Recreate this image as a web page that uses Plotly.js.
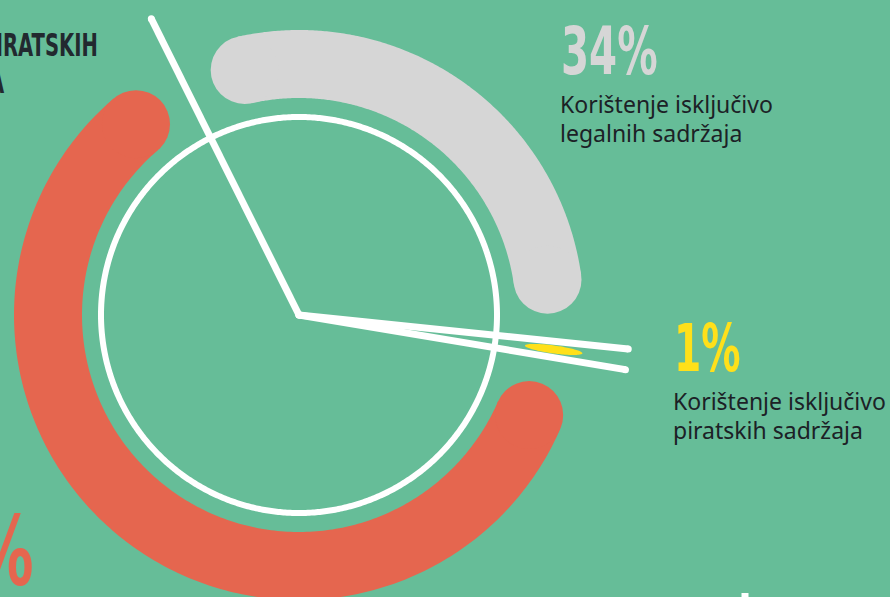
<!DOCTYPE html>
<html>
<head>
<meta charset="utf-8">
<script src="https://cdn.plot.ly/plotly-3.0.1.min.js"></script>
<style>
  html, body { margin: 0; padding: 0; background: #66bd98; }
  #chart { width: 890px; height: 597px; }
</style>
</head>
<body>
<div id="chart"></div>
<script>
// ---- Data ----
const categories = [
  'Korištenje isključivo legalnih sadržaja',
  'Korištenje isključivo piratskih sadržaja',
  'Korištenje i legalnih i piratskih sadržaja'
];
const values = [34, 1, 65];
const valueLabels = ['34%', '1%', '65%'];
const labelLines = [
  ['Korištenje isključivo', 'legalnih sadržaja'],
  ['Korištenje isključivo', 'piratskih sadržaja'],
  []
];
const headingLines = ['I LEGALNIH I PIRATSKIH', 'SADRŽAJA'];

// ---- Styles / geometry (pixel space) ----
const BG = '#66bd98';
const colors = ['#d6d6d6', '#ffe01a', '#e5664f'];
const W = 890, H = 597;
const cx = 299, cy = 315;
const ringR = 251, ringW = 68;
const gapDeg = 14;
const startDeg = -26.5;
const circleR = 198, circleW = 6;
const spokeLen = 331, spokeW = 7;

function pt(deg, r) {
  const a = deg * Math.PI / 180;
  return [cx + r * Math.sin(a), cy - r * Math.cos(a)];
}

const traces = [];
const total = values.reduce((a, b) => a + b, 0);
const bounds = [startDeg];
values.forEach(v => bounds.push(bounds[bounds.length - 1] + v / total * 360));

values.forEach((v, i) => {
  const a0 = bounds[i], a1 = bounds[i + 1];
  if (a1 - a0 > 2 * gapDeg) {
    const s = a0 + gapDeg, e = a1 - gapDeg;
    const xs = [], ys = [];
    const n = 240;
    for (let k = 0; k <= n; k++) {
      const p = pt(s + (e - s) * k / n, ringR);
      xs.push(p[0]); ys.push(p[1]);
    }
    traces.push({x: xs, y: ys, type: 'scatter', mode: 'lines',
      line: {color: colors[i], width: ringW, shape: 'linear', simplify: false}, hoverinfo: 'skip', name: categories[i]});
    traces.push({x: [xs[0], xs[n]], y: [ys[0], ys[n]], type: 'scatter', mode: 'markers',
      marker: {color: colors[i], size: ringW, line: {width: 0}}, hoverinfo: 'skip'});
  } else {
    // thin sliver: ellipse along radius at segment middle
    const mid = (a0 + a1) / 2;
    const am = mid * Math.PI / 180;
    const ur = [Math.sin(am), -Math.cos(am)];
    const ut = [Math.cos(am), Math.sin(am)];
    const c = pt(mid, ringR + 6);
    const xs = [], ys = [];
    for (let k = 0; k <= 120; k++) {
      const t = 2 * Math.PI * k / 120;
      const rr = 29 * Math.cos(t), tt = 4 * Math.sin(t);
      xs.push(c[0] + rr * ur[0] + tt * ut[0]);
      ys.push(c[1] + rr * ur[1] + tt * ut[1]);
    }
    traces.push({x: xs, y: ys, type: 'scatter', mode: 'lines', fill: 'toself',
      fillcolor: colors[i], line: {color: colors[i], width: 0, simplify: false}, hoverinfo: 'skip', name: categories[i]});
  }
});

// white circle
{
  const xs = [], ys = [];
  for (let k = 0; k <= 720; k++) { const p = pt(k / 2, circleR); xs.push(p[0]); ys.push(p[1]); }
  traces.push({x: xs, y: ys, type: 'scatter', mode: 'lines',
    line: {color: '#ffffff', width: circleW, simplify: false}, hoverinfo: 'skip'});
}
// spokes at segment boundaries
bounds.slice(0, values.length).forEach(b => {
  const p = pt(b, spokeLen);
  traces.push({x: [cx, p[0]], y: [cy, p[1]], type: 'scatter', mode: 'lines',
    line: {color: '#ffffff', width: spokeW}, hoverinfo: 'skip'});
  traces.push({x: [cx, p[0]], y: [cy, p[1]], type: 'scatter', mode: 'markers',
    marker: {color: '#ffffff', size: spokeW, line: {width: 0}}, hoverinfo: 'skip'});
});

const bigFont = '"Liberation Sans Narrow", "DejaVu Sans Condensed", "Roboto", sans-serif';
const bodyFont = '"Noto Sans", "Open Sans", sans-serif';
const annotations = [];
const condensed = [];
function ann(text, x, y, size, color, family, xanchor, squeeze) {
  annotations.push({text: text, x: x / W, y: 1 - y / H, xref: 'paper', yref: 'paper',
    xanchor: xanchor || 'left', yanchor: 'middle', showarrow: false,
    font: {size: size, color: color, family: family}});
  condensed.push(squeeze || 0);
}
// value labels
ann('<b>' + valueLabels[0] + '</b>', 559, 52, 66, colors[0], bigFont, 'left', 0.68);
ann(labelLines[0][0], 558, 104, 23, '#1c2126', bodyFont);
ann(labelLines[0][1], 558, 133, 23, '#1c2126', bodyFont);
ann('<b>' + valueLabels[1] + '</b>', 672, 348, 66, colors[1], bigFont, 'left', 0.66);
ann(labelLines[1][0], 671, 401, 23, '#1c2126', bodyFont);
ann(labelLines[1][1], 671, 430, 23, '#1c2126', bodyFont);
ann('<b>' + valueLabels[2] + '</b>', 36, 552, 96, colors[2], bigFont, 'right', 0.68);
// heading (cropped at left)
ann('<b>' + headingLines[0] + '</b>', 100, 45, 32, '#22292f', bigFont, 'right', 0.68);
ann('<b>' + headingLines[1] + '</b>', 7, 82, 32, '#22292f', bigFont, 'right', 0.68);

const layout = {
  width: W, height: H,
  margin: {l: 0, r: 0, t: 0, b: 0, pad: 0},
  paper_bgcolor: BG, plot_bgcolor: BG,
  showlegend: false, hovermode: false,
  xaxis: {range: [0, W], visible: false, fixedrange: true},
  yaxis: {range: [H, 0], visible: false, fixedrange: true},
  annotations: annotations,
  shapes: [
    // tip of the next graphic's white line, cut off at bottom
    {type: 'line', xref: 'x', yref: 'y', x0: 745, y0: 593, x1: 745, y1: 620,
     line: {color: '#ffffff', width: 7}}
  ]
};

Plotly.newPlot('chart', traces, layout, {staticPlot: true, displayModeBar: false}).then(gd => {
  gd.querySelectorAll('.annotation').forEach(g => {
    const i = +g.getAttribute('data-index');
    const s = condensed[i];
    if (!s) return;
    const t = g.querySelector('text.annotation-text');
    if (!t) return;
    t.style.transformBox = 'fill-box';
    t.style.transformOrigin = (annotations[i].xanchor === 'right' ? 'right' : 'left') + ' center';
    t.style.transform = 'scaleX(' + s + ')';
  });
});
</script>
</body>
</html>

*-*-*

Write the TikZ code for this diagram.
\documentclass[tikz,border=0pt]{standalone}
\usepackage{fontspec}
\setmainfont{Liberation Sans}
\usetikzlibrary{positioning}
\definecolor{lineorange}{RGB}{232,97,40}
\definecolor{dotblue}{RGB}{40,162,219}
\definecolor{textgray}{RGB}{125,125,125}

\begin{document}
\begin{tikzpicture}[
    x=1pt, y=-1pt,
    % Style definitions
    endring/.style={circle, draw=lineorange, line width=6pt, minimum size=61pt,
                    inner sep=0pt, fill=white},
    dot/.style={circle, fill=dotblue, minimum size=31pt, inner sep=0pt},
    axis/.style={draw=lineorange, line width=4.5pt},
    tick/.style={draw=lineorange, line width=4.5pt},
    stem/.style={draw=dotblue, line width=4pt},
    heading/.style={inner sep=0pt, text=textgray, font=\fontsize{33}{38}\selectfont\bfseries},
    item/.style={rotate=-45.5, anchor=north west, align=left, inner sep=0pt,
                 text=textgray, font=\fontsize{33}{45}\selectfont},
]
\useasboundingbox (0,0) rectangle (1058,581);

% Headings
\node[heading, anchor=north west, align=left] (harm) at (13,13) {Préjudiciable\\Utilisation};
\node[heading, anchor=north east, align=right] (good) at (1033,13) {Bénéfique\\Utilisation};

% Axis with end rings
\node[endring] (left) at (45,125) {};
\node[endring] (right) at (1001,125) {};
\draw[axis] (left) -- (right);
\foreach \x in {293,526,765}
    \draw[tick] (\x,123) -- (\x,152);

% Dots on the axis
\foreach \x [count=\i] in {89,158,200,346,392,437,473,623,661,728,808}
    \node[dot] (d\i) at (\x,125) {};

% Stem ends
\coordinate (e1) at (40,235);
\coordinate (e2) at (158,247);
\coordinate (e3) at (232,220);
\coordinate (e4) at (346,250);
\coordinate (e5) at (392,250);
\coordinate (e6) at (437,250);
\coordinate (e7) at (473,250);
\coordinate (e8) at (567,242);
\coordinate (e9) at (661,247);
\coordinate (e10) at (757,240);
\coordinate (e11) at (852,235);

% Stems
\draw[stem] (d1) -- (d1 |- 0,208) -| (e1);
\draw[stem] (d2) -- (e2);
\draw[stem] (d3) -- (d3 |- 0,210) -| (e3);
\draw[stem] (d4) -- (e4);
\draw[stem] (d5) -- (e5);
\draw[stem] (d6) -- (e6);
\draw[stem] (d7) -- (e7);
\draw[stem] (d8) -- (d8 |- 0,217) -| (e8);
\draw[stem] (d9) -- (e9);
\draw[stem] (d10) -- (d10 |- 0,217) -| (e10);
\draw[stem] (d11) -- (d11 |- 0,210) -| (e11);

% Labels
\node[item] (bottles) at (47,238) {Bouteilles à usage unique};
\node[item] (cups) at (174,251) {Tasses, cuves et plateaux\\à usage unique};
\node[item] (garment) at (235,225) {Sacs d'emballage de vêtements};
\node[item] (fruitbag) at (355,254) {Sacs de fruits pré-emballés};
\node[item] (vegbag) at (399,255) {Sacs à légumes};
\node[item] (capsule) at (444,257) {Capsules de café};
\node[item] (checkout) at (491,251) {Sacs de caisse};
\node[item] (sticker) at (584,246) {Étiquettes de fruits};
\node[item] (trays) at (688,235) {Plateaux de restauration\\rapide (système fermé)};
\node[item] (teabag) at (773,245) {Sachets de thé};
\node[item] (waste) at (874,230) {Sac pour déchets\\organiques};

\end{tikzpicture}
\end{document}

*-*-*

▶ _Problem_
Your job is to reproduce the lines from the one with "Recreate this image" through the one with "values.forEach(v => bounds.push(bounds[bounds.length", both kept, exactly as they are. Leave out the pictures.

▶ _Output below_
Recreate this image as a web page that uses Plotly.js.
<!DOCTYPE html>
<html>
<head>
<meta charset="utf-8">
<script src="https://cdn.plot.ly/plotly-3.0.1.min.js"></script>
<style>
  html, body { margin: 0; padding: 0; background: #66bd98; }
  #chart { width: 890px; height: 597px; }
</style>
</head>
<body>
<div id="chart"></div>
<script>
// ---- Data ----
const categories = [
  'Korištenje isključivo legalnih sadržaja',
  'Korištenje isključivo piratskih sadržaja',
  'Korištenje i legalnih i piratskih sadržaja'
];
const values = [34, 1, 65];
const valueLabels = ['34%', '1%', '65%'];
const labelLines = [
  ['Korištenje isključivo', 'legalnih sadržaja'],
  ['Korištenje isključivo', 'piratskih sadržaja'],
  []
];
const headingLines = ['I LEGALNIH I PIRATSKIH', 'SADRŽAJA'];

// ---- Styles / geometry (pixel space) ----
const BG = '#66bd98';
const colors = ['#d6d6d6', '#ffe01a', '#e5664f'];
const W = 890, H = 597;
const cx = 299, cy = 315;
const ringR = 251, ringW = 68;
const gapDeg = 14;
const startDeg = -26.5;
const circleR = 198, circleW = 6;
const spokeLen = 331, spokeW = 7;

function pt(deg, r) {
  const a = deg * Math.PI / 180;
  return [cx + r * Math.sin(a), cy - r * Math.cos(a)];
}

const traces = [];
const total = values.reduce((a, b) => a + b, 0);
const bounds = [startDeg];
values.forEach(v => bounds.push(bounds[bounds.length - 1] + v / total * 360));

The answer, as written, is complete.